- PROBLEM REQUIREMENTS:
Print, word for word, every line from the beginning of the listing up to and including the line with "(0,0) rectangle (826,430);". Pictures are to be excluded.

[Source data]

----

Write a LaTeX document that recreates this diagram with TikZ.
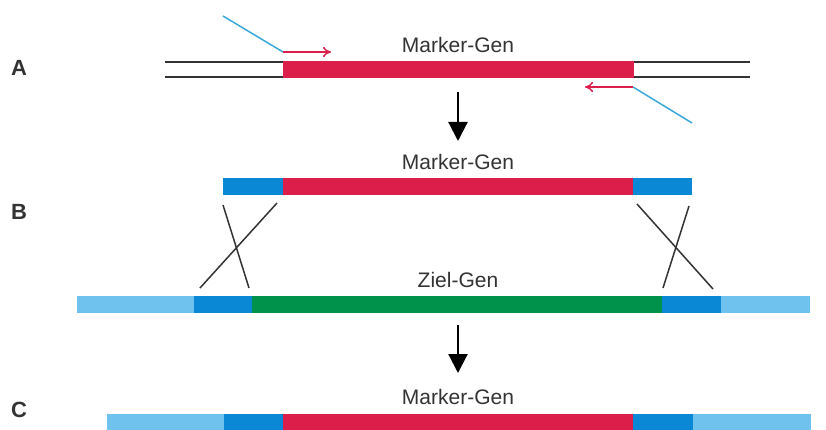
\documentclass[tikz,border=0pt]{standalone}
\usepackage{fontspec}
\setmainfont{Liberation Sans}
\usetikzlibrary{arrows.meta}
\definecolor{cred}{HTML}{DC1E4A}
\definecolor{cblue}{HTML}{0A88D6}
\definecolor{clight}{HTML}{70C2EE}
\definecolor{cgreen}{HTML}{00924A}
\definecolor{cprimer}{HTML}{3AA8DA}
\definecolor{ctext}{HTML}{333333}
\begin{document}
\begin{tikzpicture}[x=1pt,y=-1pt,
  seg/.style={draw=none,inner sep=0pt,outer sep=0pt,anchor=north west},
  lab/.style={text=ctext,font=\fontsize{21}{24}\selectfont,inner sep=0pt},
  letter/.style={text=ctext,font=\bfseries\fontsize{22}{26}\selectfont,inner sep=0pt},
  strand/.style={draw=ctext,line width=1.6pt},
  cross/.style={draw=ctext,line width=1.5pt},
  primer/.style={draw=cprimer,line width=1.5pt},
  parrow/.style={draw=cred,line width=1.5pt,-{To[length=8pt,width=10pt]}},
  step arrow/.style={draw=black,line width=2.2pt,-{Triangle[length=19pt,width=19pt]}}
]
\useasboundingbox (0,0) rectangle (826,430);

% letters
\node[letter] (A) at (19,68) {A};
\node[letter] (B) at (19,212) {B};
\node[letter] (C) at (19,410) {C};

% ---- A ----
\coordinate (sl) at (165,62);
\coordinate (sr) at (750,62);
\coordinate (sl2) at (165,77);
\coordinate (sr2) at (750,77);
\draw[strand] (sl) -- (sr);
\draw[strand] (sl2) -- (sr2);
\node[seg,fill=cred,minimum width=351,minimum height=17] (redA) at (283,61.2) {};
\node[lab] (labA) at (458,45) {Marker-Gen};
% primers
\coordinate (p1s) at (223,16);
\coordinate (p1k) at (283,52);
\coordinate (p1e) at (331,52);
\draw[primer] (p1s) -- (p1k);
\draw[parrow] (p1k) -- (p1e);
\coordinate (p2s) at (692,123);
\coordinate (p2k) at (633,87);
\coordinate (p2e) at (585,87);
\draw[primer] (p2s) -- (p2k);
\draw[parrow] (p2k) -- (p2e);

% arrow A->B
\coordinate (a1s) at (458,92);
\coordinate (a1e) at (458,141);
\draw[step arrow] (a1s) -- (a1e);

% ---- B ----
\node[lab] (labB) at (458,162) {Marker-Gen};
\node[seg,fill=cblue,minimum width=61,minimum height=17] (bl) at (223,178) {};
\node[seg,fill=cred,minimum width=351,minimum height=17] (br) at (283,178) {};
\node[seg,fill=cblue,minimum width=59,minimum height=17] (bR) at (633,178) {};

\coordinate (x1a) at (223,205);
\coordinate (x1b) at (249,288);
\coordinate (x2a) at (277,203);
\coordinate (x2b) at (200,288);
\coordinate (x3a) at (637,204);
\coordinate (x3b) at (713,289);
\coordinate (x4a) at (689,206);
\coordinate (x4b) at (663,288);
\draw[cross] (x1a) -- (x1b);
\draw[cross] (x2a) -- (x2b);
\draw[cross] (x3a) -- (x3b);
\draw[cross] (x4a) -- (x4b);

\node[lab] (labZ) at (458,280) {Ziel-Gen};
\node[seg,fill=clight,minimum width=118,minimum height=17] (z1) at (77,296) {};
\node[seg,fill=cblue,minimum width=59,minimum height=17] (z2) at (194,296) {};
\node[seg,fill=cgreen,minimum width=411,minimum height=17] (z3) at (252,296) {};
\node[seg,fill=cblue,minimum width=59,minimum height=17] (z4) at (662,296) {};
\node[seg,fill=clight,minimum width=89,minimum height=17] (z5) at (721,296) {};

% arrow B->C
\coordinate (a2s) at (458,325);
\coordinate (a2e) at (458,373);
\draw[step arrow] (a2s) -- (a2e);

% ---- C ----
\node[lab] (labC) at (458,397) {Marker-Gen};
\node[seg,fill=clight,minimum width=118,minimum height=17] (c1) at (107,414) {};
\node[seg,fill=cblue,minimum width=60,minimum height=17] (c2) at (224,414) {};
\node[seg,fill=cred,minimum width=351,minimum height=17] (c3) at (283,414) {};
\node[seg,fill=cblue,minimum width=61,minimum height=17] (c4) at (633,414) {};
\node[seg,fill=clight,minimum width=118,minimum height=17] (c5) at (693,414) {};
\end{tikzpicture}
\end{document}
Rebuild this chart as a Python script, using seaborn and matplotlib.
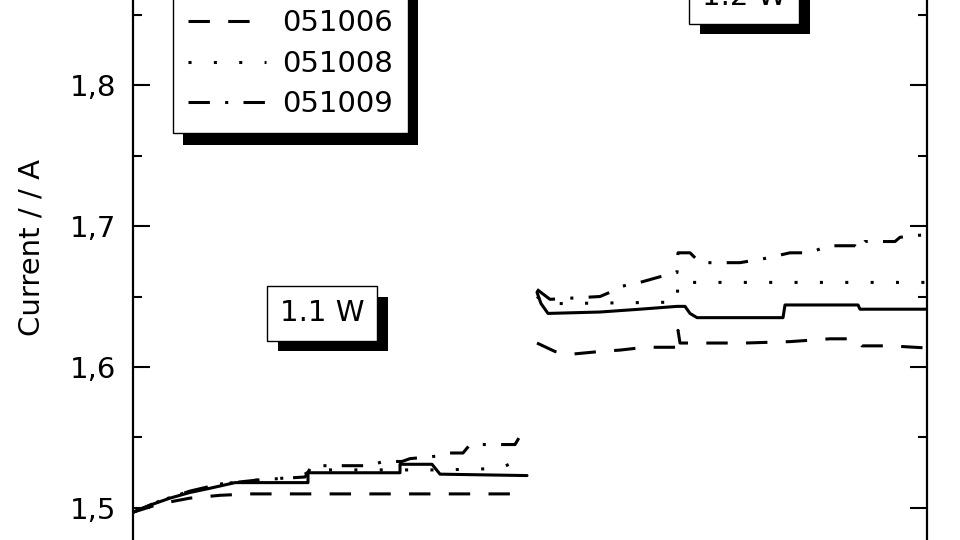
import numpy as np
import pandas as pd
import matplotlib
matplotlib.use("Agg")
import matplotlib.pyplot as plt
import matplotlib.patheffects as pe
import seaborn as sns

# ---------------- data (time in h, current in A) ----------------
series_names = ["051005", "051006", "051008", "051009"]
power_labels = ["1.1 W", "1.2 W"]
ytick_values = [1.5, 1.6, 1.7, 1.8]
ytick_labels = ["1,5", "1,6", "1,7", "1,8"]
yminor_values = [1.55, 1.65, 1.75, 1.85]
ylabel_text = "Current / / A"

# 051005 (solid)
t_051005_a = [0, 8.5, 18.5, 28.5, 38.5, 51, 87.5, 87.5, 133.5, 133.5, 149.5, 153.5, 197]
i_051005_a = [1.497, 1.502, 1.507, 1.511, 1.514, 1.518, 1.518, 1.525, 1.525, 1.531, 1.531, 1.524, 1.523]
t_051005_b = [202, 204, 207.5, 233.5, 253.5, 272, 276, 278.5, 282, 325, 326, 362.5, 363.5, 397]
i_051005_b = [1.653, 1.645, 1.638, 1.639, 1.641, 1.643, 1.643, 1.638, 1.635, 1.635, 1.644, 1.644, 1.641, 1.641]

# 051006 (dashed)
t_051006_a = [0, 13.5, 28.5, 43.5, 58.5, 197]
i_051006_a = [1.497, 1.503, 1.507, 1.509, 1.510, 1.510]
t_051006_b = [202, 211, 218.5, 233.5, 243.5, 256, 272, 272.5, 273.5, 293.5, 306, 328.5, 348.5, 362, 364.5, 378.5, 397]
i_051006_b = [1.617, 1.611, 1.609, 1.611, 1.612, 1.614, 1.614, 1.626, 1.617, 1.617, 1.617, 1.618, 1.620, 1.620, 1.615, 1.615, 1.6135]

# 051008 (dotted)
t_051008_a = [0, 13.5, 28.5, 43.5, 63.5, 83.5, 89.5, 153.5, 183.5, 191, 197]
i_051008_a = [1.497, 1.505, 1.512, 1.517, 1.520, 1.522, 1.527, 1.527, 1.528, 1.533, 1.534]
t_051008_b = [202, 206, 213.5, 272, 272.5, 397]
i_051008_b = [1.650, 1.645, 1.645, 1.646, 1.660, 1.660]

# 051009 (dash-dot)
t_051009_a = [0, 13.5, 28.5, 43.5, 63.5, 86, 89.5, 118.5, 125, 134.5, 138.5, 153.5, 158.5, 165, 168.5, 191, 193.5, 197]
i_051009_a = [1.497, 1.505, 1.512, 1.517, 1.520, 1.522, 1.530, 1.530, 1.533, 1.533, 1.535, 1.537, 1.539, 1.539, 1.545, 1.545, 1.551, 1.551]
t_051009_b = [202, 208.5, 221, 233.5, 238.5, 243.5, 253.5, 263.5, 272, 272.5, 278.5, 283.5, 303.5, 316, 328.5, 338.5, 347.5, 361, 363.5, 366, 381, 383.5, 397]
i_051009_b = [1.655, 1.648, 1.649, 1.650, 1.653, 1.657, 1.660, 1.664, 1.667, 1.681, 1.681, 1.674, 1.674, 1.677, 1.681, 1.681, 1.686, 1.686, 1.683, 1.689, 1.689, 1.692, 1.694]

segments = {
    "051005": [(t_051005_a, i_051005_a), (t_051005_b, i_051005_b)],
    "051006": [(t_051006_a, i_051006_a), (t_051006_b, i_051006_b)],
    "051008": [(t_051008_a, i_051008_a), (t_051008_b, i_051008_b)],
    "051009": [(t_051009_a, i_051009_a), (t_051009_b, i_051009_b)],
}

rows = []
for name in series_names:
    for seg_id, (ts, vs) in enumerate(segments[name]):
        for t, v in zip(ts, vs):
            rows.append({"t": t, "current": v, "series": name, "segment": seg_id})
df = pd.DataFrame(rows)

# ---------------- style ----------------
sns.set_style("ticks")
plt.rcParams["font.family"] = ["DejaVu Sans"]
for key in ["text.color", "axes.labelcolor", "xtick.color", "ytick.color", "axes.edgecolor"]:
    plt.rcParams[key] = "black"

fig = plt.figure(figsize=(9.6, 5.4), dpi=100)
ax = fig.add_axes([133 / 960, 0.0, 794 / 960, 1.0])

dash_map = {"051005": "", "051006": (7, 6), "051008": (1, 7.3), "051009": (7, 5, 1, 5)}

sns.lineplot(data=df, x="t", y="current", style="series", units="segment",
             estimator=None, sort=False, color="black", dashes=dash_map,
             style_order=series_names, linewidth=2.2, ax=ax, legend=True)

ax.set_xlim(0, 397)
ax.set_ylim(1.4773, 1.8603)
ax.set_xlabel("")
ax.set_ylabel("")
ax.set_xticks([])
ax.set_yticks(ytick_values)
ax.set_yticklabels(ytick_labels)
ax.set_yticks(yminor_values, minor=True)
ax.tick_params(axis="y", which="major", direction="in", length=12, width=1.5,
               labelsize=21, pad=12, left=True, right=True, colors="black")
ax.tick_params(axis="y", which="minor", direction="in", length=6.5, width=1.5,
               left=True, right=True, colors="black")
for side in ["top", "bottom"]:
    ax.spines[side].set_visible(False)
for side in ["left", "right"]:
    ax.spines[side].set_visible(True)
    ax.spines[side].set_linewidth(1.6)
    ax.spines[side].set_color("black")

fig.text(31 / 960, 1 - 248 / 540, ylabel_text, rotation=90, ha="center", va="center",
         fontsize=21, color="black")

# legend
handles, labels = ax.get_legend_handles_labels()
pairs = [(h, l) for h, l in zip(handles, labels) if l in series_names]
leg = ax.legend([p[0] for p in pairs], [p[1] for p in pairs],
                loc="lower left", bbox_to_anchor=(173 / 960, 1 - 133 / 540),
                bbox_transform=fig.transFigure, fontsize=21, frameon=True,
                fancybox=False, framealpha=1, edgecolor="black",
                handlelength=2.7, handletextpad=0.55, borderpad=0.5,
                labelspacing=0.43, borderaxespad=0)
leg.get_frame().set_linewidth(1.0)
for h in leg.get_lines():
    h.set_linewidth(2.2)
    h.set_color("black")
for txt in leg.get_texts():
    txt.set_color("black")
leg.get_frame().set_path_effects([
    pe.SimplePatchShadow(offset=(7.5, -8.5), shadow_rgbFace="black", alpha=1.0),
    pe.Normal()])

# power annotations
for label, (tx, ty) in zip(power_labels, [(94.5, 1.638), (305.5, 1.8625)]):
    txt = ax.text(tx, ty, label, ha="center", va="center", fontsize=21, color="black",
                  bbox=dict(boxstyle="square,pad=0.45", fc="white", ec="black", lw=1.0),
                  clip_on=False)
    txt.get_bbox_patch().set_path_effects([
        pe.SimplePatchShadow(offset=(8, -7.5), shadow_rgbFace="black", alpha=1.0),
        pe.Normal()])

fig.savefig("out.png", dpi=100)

----

- RESULT BELOW:
Write a LaTeX document that recreates this diagram with TikZ.
\documentclass[tikz,border=0pt]{standalone}
\usepackage{fontspec}
\setmainfont{Liberation Sans}
\usetikzlibrary{arrows.meta}
\definecolor{cred}{HTML}{DC1E4A}
\definecolor{cblue}{HTML}{0A88D6}
\definecolor{clight}{HTML}{70C2EE}
\definecolor{cgreen}{HTML}{00924A}
\definecolor{cprimer}{HTML}{3AA8DA}
\definecolor{ctext}{HTML}{333333}
\begin{document}
\begin{tikzpicture}[x=1pt,y=-1pt,
  seg/.style={draw=none,inner sep=0pt,outer sep=0pt,anchor=north west},
  lab/.style={text=ctext,font=\fontsize{21}{24}\selectfont,inner sep=0pt},
  letter/.style={text=ctext,font=\bfseries\fontsize{22}{26}\selectfont,inner sep=0pt},
  strand/.style={draw=ctext,line width=1.6pt},
  cross/.style={draw=ctext,line width=1.5pt},
  primer/.style={draw=cprimer,line width=1.5pt},
  parrow/.style={draw=cred,line width=1.5pt,-{To[length=8pt,width=10pt]}},
  step arrow/.style={draw=black,line width=2.2pt,-{Triangle[length=19pt,width=19pt]}}
]
\useasboundingbox (0,0) rectangle (826,430);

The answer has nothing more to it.